>> Begin COLLECTED DATA
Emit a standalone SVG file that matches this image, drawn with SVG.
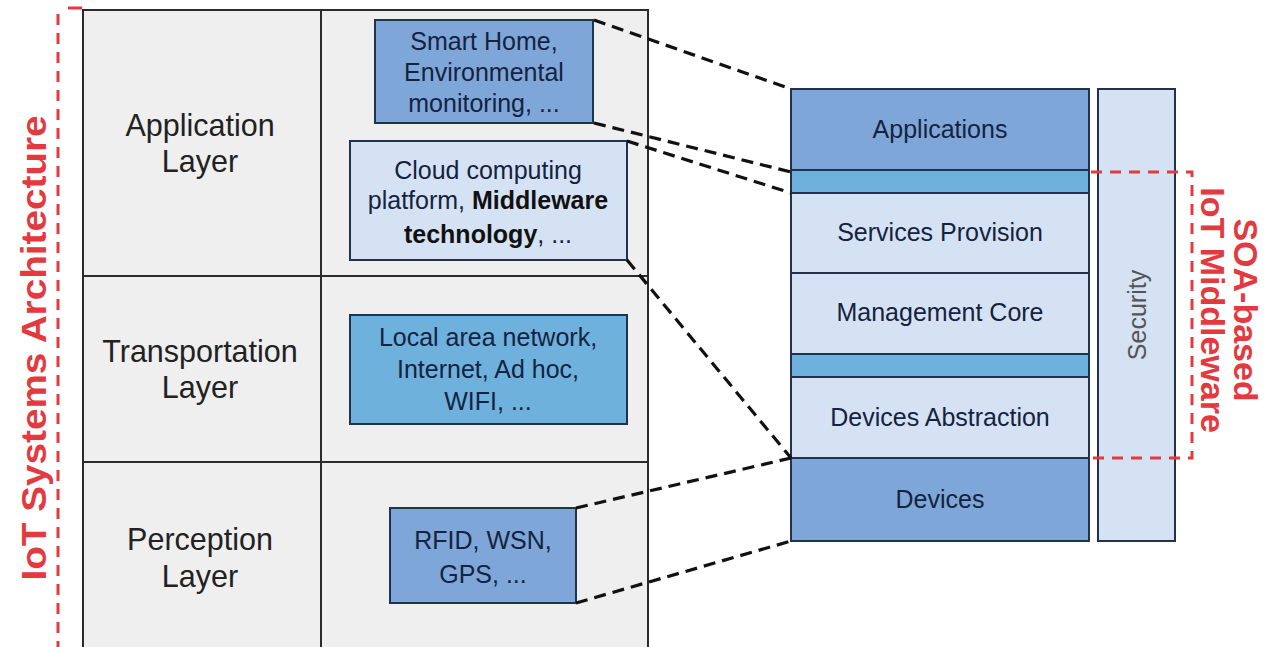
<svg xmlns="http://www.w3.org/2000/svg" width="1276" height="647" viewBox="0 0 1276 647">
<style>
text{font-family:"Liberation Sans",Arial,sans-serif}
.lbl{font-size:30.5px;fill:#222;text-anchor:middle}
.bt{font-size:25px;fill:#14233f;text-anchor:middle}
.grid{stroke:#2b2b2b;stroke-width:2;fill:none}
.box{stroke:#22324a;stroke-width:2}
.mid{fill:#7fa6d8}
.light{fill:#d5e2f3}
.sky{fill:#6eb1dd}
.red{stroke:#e23a3f;stroke-width:3;stroke-dasharray:11 8;fill:none}
.rt{font-weight:bold;fill:#e23a3f;text-anchor:middle}
.conn{stroke:#111;stroke-width:3.2;stroke-dasharray:12 7;fill:none}
</style>
<rect width="1276" height="647" fill="#fff"/>
<g id="iot-arch-frame">
<line class="red" x1="58" y1="14" x2="58" y2="647"/>
<line class="red" x1="68" y1="8" x2="82" y2="8" style="stroke-dasharray:none"/>
<text class="rt" font-size="35" transform="translate(46,348) rotate(-90)" textLength="465" lengthAdjust="spacingAndGlyphs">IoT Systems Architecture</text>
</g>
<g id="table">
<rect x="83" y="10" width="565" height="650" fill="#efefef"/>
<path class="grid" d="M83 660V10H648V660M321 10V660M83 276H648M83 462H648"/>
</g>
<g id="application-layer"><text class="lbl" x="200" y="136">Application</text><text class="lbl" x="200" y="172">Layer</text></g>
<g id="transportation-layer"><text class="lbl" x="200" y="362">Transportation</text><text class="lbl" x="200" y="398">Layer</text></g>
<g id="perception-layer"><text class="lbl" x="200" y="550">Perception</text><text class="lbl" x="200" y="587">Layer</text></g>
<g id="smart-home">
<rect class="box mid" x="375" y="20" width="218" height="103"/>
<text class="bt" x="484" y="50">Smart Home,</text><text class="bt" x="484" y="81">Environmental</text><text class="bt" x="484" y="112">monitoring, ...</text>
</g>
<g id="cloud">
<rect class="box light" x="350" y="141" width="277" height="119"/>
<text class="bt" x="488" y="179">Cloud computing</text>
<text class="bt" x="488" y="209">platform, <tspan font-weight="bold" fill="#111">Middleware</tspan></text>
<text class="bt" x="488" y="243"><tspan font-weight="bold" fill="#111">technology</tspan>, ...</text>
</g>
<g id="network">
<rect class="box sky" x="350" y="315" width="277" height="109"/>
<text class="bt" x="488" y="346">Local area network,</text><text class="bt" x="488" y="378">Internet, Ad hoc,</text><text class="bt" x="488" y="410">WIFI, ...</text>
</g>
<g id="rfid">
<rect class="box mid" x="390" y="508" width="186" height="95"/>
<text class="bt" x="483" y="549">RFID, WSN,</text><text class="bt" x="483" y="583">GPS, ...</text>
</g>
<g id="applications"><rect class="box mid" x="791" y="89" width="298" height="81"/><text class="bt" x="940" y="138">Applications</text></g>
<g id="band-top"><rect class="box sky" x="791" y="170" width="298" height="23"/></g>
<g id="services-provision"><rect class="box light" x="791" y="193" width="298" height="80"/><text class="bt" x="940" y="241">Services Provision</text></g>
<g id="management-core"><rect class="box light" x="791" y="273" width="298" height="81"/><text class="bt" x="940" y="321">Management Core</text></g>
<g id="band-mid"><rect class="box sky" x="791" y="354" width="298" height="23"/></g>
<g id="devices-abstraction"><rect class="box light" x="791" y="377" width="298" height="81"/><text class="bt" x="940" y="426">Devices Abstraction</text></g>
<g id="devices"><rect class="box mid" x="791" y="458" width="298" height="83"/><text class="bt" x="940" y="508">Devices</text></g>
<g id="security"><rect class="box light" x="1098" y="89" width="77" height="452"/><text class="bt" style="fill:#555" transform="translate(1146,315) rotate(-90)">Security</text></g>
<g id="soa-middleware">
<path class="red" d="M1091 172H1192V458H1091"/>
<text class="rt" font-size="34" transform="translate(1234,310) rotate(90)">SOA-based</text>
<text class="rt" font-size="34" transform="translate(1201,310) rotate(90)">IoT Middleware</text>
</g>
<g id="connectors">
<line class="conn" x1="594" y1="20" x2="791" y2="89"/>
<line class="conn" x1="594" y1="123" x2="791" y2="172"/>
<line class="conn" x1="627" y1="141" x2="791" y2="193"/>
<line class="conn" x1="627" y1="260" x2="791" y2="458"/>
<line class="conn" x1="576" y1="508" x2="791" y2="458"/>
<line class="conn" x1="576" y1="603" x2="791" y2="541"/>
</g>
</svg>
>> End COLLECTED DATA
EXERCISE TASK: All of the material above is to be copied exactly, except for its images.

FULL RESPONSE:
Emit a standalone SVG file that matches this image, drawn with SVG.
<svg xmlns="http://www.w3.org/2000/svg" width="1276" height="647" viewBox="0 0 1276 647">
<style>
text{font-family:"Liberation Sans",Arial,sans-serif}
.lbl{font-size:30.5px;fill:#222;text-anchor:middle}
.bt{font-size:25px;fill:#14233f;text-anchor:middle}
.grid{stroke:#2b2b2b;stroke-width:2;fill:none}
.box{stroke:#22324a;stroke-width:2}
.mid{fill:#7fa6d8}
.light{fill:#d5e2f3}
.sky{fill:#6eb1dd}
.red{stroke:#e23a3f;stroke-width:3;stroke-dasharray:11 8;fill:none}
.rt{font-weight:bold;fill:#e23a3f;text-anchor:middle}
.conn{stroke:#111;stroke-width:3.2;stroke-dasharray:12 7;fill:none}
</style>
<rect width="1276" height="647" fill="#fff"/>
<g id="iot-arch-frame">
<line class="red" x1="58" y1="14" x2="58" y2="647"/>
<line class="red" x1="68" y1="8" x2="82" y2="8" style="stroke-dasharray:none"/>
<text class="rt" font-size="35" transform="translate(46,348) rotate(-90)" textLength="465" lengthAdjust="spacingAndGlyphs">IoT Systems Architecture</text>
</g>
<g id="table">
<rect x="83" y="10" width="565" height="650" fill="#efefef"/>
<path class="grid" d="M83 660V10H648V660M321 10V660M83 276H648M83 462H648"/>
</g>
<g id="application-layer"><text class="lbl" x="200" y="136">Application</text><text class="lbl" x="200" y="172">Layer</text></g>
<g id="transportation-layer"><text class="lbl" x="200" y="362">Transportation</text><text class="lbl" x="200" y="398">Layer</text></g>
<g id="perception-layer"><text class="lbl" x="200" y="550">Perception</text><text class="lbl" x="200" y="587">Layer</text></g>
<g id="smart-home">
<rect class="box mid" x="375" y="20" width="218" height="103"/>
<text class="bt" x="484" y="50">Smart Home,</text><text class="bt" x="484" y="81">Environmental</text><text class="bt" x="484" y="112">monitoring, ...</text>
</g>
<g id="cloud">
<rect class="box light" x="350" y="141" width="277" height="119"/>
<text class="bt" x="488" y="179">Cloud computing</text>
<text class="bt" x="488" y="209">platform, <tspan font-weight="bold" fill="#111">Middleware</tspan></text>
<text class="bt" x="488" y="243"><tspan font-weight="bold" fill="#111">technology</tspan>, ...</text>
</g>
<g id="network">
<rect class="box sky" x="350" y="315" width="277" height="109"/>
<text class="bt" x="488" y="346">Local area network,</text><text class="bt" x="488" y="378">Internet, Ad hoc,</text><text class="bt" x="488" y="410">WIFI, ...</text>
</g>
<g id="rfid">
<rect class="box mid" x="390" y="508" width="186" height="95"/>
<text class="bt" x="483" y="549">RFID, WSN,</text><text class="bt" x="483" y="583">GPS, ...</text>
</g>
<g id="applications"><rect class="box mid" x="791" y="89" width="298" height="81"/><text class="bt" x="940" y="138">Applications</text></g>
<g id="band-top"><rect class="box sky" x="791" y="170" width="298" height="23"/></g>
<g id="services-provision"><rect class="box light" x="791" y="193" width="298" height="80"/><text class="bt" x="940" y="241">Services Provision</text></g>
<g id="management-core"><rect class="box light" x="791" y="273" width="298" height="81"/><text class="bt" x="940" y="321">Management Core</text></g>
<g id="band-mid"><rect class="box sky" x="791" y="354" width="298" height="23"/></g>
<g id="devices-abstraction"><rect class="box light" x="791" y="377" width="298" height="81"/><text class="bt" x="940" y="426">Devices Abstraction</text></g>
<g id="devices"><rect class="box mid" x="791" y="458" width="298" height="83"/><text class="bt" x="940" y="508">Devices</text></g>
<g id="security"><rect class="box light" x="1098" y="89" width="77" height="452"/><text class="bt" style="fill:#555" transform="translate(1146,315) rotate(-90)">Security</text></g>
<g id="soa-middleware">
<path class="red" d="M1091 172H1192V458H1091"/>
<text class="rt" font-size="34" transform="translate(1234,310) rotate(90)">SOA-based</text>
<text class="rt" font-size="34" transform="translate(1201,310) rotate(90)">IoT Middleware</text>
</g>
<g id="connectors">
<line class="conn" x1="594" y1="20" x2="791" y2="89"/>
<line class="conn" x1="594" y1="123" x2="791" y2="172"/>
<line class="conn" x1="627" y1="141" x2="791" y2="193"/>
<line class="conn" x1="627" y1="260" x2="791" y2="458"/>
<line class="conn" x1="576" y1="508" x2="791" y2="458"/>
<line class="conn" x1="576" y1="603" x2="791" y2="541"/>
</g>
</svg>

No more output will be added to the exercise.